I'm not sure what will come then, I'm terrified, whilst I can hold him he still exists for me, I can still comfort him, he is still with us. Perhaps it's denial, what it's called doesn't really matter.

Thanks for all the kind messages we've had and if you could spare a thought for our Edward when your hear Abide With Me before the FA Cup final next week, well that may be some way that our eight week old baby touched a tiny fraction of the world that he would surely have played a much larger part in.

There may be more I need to say at a later date but I want Edward to be the focus of any sympathy being kindly pushed our way and I just wanted you (the 'royal' you) to know a little more about what happened to our beloved, and about him, because to us he's just as significant as anyone else who has passed. And some bereavement advice is to write things down like this, so perhaps it's a tad selfish too.

I'd end this by saying goodbye to my Edward and having some semblance of meaning in it, but I simply can't. Not yet. To me, he's still my perfect little Edward asleep in that cot we can still visit tomorrow.

Being on Twitter has been a great distraction, almost able to pretend none of it is happening sometimes. But reality is still reality, the escape of a joke, or even an argument, helps. Football has helped, it's a fun distraction, a game, perhaps something many of us forget sometimes. A lot have asked what they could do and I had messages about sending flowers etc and what charity we wanted donations to.

We had a think and what has helped get us through the past couple of weeks has been the peadiatric mortuary at the hospital.
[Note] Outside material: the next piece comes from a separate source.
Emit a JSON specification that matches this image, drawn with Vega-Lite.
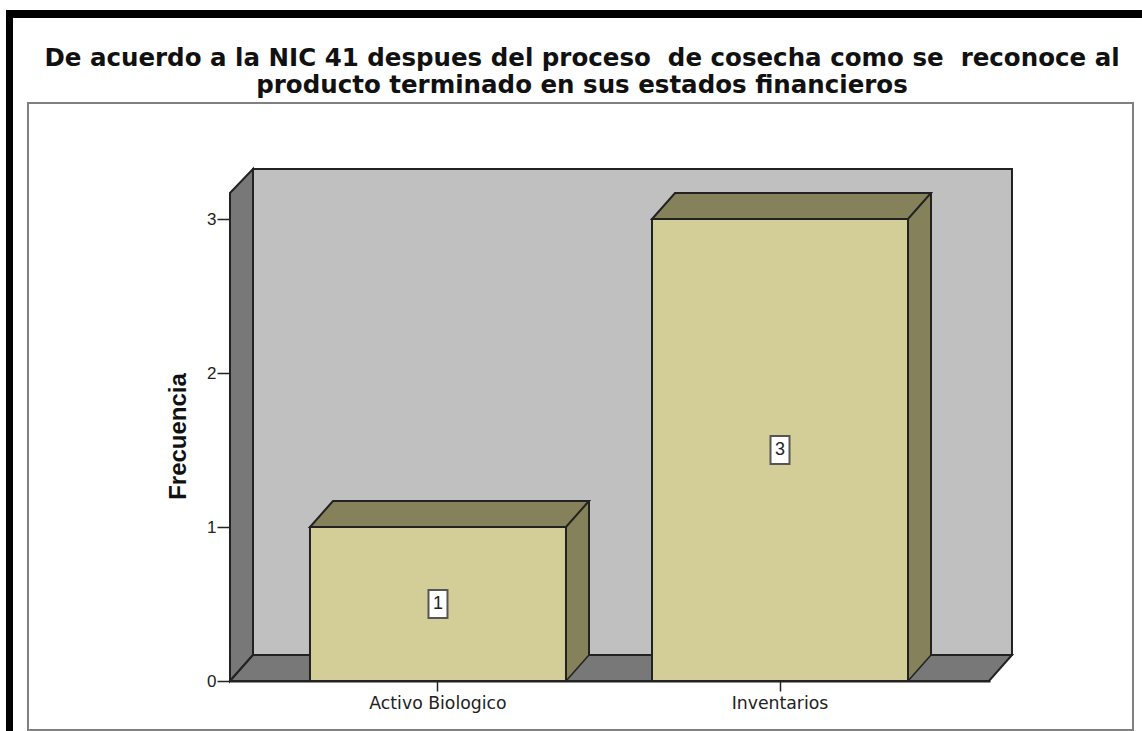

The lady in charge there, Liz, has made the place so homely and welcoming, with donations from other bereaved parents and people who wanted to help. It has almost been a second home and it's a cause which gets few donations but one which is so important to help families cope with the loss of a child and try to say goodbye.

If you would like to donate just a little to help them, go here here: http://www.rmchcharity.org.uk/online-giving.php and make sure you put EDWARD EAVES in the comment section and they'll get the funds, you'll get a thank you letter I think.

I've rambled as usual! Sorry if it's been hard reading, but it's been a help to write down and if it gives some assistance to the saintly Liz and her team, then it's been worth every painful word.

Thank you. 


(I wanted to do this as a page without adverts but I'd have had to have it as a menu option for that and it doesn't seem quite right. Obviously any money the company makes from those adverts will also go to Liz and her team. I probably shouldn't need to explain that but we all know there's always a smart arse somewhere wanting to see the worst in  anything.)